Şu bahçeyi kurduğumuzdan beri karı koca beraberce tatile çıkmayı özledik valla. Bir yere de gitsek üçüncü günü başlıyoruz " sulanmaları gerekir, budama yapılacak, ilaç atılacak" diyerek apar topar geri dönüyoruz.
Bahçe büyük olunca da iki kişi de olsak yetişemiyoruz. Bellenecek yerler için köy köy dolaşıp adam arıyoruz. Bellendikten sonra da çapa makinesi ile girişiyoruz.
Ot yolma ise başlı başına bir dert, bir iki gün gül çanak altlarını temizliyorum, haydi ağaçlara sıra geldi derken haftası geçmiyor ki güllerin altı yeniden ot doluyor.
Sevgili Orhan Özbilgiç, kızıkcık da bir iri, bir güzel ki sormayın. Ogunlaşınca yemesi çok güzel. Ben sık sık da sorbe yapıyorum. Parfenin üzerinde çok şık oluyor.

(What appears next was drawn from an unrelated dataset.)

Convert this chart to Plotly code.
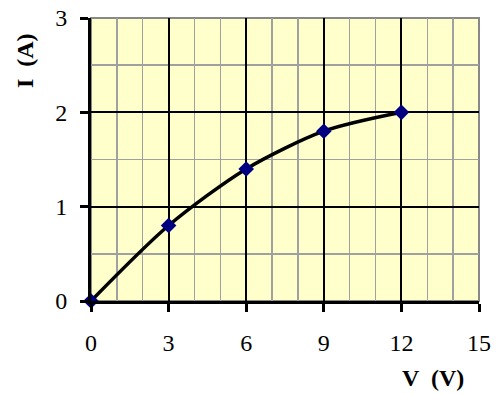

Sevgili limon, üzümlerin ekimi yeni değil hayli oldu, zaman zaman yeni çeşitleri ilâve ediyoruz.
Ağaçlara inan pek bir şey yaptığımız yok, bodur olsunlar diye her sene budanması yapılıyor bir de yaprakları fare kulağı gibi olduğunda ilaçlamaya başlıyoruz. Oğuz, sık sık meyve seyrekleştirmesi yapıyor. Örneğin, ağaçta başlangıçta fındık büyüklüğünde 100 meyve varsa bu kırka indiririyor ki kalanları iyi beslensin.
Bu sene meyve döllenmeleri her yerde olduğu gibi bizde de az oldu. Bu yüzden seyrekleştirmeyi çok az yaptı.
İmkân bulduğunda bahçeye gelmeni çok isterim, mutlu oluruz.